BRUSSELS, Feb. 6, 2014 /PRNewswire-USNewswire/ -- AJC's Transatlantic Institute (TAI) will celebrate its tenth anniversary with a gala dinner on February 19. European political leaders, diplomats, Jewish leaders, and civil society partners are expected to attend.

(Logo: http://photos.prnewswire.com/prnh/20100816/AJCLOGO)

Belgium Deputy Prime Minister and Foreign Minister Didier Reynders and Štefan Füle, European Commissioner for Enlargement and European Neighborhood Policy, will deliver keynote addresses.

Earlier in the day, TAI and the Friedrich Naumann Foundation will co-sponsor a conference on Transatlantic Security Challenges and Relations. One panel will assess the status of Iran's nuclear program and negotiations with the P5 + 1 for a comprehensive agreement following the six-month interim deal. A second panel will examine the issue of transatlantic data protection.
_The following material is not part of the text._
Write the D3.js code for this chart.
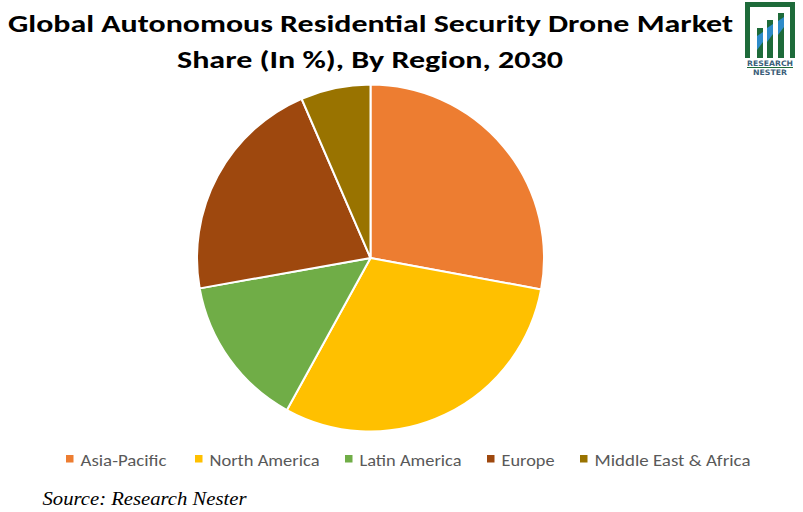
<!DOCTYPE html>
<html><head><meta charset="utf-8">
<script src="https://cdn.jsdelivr.net/npm/d3@7"></script>
<style>body{margin:0;background:#fff}svg{display:block}</style>
</head><body>
<svg id="c" width="803" height="512"></svg>
<script>
const categories = ["Asia-Pacific","North America","Latin America","Europe","Middle East & Africa"];
const shares = [27.9, 30.1, 14.2, 21.3, 6.5];
const colors = ["#ED7D31","#FFC000","#70AD47","#9E480E","#997300"];
const titleLines = ["Global Autonomous Residential Security Drone Market","Share (In %), By Region, 2030"];
const sourceText = "Source: Research Nester";

const svg = d3.select("#c");
svg.append("rect").attr("width",803).attr("height",512).attr("fill","#fff");

// title
const tf = "Calibri, Carlito, Lato, 'Open Sans', sans-serif";
svg.append("text").attr("x",370.5).attr("y",31.5).attr("text-anchor","middle")
  .attr("font-family",tf).attr("font-weight","bold").attr("font-size",25)
  .attr("textLength",725).attr("lengthAdjust","spacingAndGlyphs").attr("fill","#000").text(titleLines[0]);
svg.append("text").attr("x",370).attr("y",68).attr("text-anchor","middle")
  .attr("font-family",tf).attr("font-weight","bold").attr("font-size",25)
  .attr("textLength",386).attr("lengthAdjust","spacingAndGlyphs").attr("fill","#000").text(titleLines[1]);

// pie
const cx = 370.5, cy = 258, r = 173.5;
const pie = d3.pie().sort(null).value(d=>d)(shares);
const arc = d3.arc().innerRadius(0).outerRadius(r);
const g = svg.append("g").attr("transform",`translate(${cx},${cy})`);
g.selectAll("path").data(pie).join("path")
  .attr("d",arc).attr("fill",(d,i)=>colors[i])
  .attr("stroke","#fff").attr("stroke-width",2).attr("stroke-linejoin","round");

// legend
const legX = [66,195,345,487,580];
const legW = [86,110,102,53,156];
const lg = svg.append("g");
categories.forEach((c,i)=>{
  lg.append("rect").attr("x",legX[i]).attr("y",455).attr("width",7.5).attr("height",7.5).attr("fill",colors[i]);
  lg.append("text").attr("x",legX[i]+14.5).attr("y",465.7)
    .attr("font-family","Calibri, Carlito, Lato, 'Open Sans', sans-serif").attr("font-size",17)
    .attr("textLength",legW[i]).attr("lengthAdjust","spacingAndGlyphs")
    .attr("fill","#595959").text(c);
});

// source
svg.append("text").attr("x",42.5).attr("y",505)
  .attr("font-family","Georgia, 'Liberation Serif', serif").attr("font-style","italic").attr("font-size",19)
  .attr("textLength",204).attr("lengthAdjust","spacingAndGlyphs")
  .attr("fill","#000").text(sourceText);

// logo
const logo = svg.append("g");
const dg = "#1E6B3A";
logo.append("rect").attr("x",745).attr("y",2).attr("width",50).attr("height",56).attr("fill",dg);
logo.append("rect").attr("x",750).attr("y",7).attr("width",40).attr("height",51).attr("fill","#fff");
const bars = [[757,28],[767,20],[778,13]];
bars.forEach(([x,t])=>{
  logo.append("rect").attr("x",x).attr("y",t).attr("width",6).attr("height",58-t).attr("fill",dg);
  logo.append("path").attr("d",`M${x},${t+8} L${x+6},${t+4} L${x+6},${t+14} L${x},${t+22} Z`).attr("fill","#2E8BC9");
});
logo.append("text").attr("x",770).attr("y",66).attr("text-anchor","middle")
  .attr("font-family","'DejaVu Sans', sans-serif").attr("font-weight","bold").attr("font-size",7.5)
  .attr("fill","#3b5e7a").attr("textLength",46).attr("lengthAdjust","spacingAndGlyphs").text("RESEARCH");
logo.append("rect").attr("x",747).attr("y",67).attr("width",46).attr("height",1).attr("fill",dg);
logo.append("text").attr("x",770).attr("y",75).attr("text-anchor","middle")
  .attr("font-family","'DejaVu Sans', sans-serif").attr("font-weight","bold").attr("font-size",7.5)
  .attr("fill","#3b5e7a").attr("textLength",34).attr("lengthAdjust","spacingAndGlyphs").text("NESTER");
</script>
</body></html>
Launching the Transatlantic Institute in 2004 fulfilled a vision of AJC, the global advocacy organization, to establish a permanent presence in the political and administrative center of the European Union.

"AJC has for decades been a trailblazer in building bridges between Europe and the United States," said AJC Executive Director David Harris at the opening of TAI.

"The ties that bind us -- shared democratic values, mutual defense commitments, interwoven histories, and common foreign policy concerns -- are central to the transatlantic partnership," said Harris. "The AJC Transatlantic Institute works to strengthen this essential relationship and deepen understanding of its vital role in key policy sectors in Europe and the United States."

Since TAI was launched in February 2004, EU membership has grown from 15 to 28, an expansion that AJC has supported.

Under the leadership of TAI Director Daniel Schwammenthal, the institute engages decision-makers across the political spectrum in all three major European institutions—the European Council, the European Commission and the European Parliament—as well as with NATO and the diplomatic missions to the EU, think tanks, journalists, and others in the civil society sector.

During its first ten years, TAI has informed a broad range of European leaders in Brussels on a number of pressing issues of concern to the transatlantic community, including Iran's nuclear program, the Israeli-Arab peace process, terrorism, human rights, energy security, integration of immigrants, and, not least, anti-Semitism in Europe.

The opening and operation of TAI has been made possible by a generous donation from Rhoda and the late Jordan Baruch. In addition to Brussels, AJC maintains European offices in Berlin, Paris and Rome.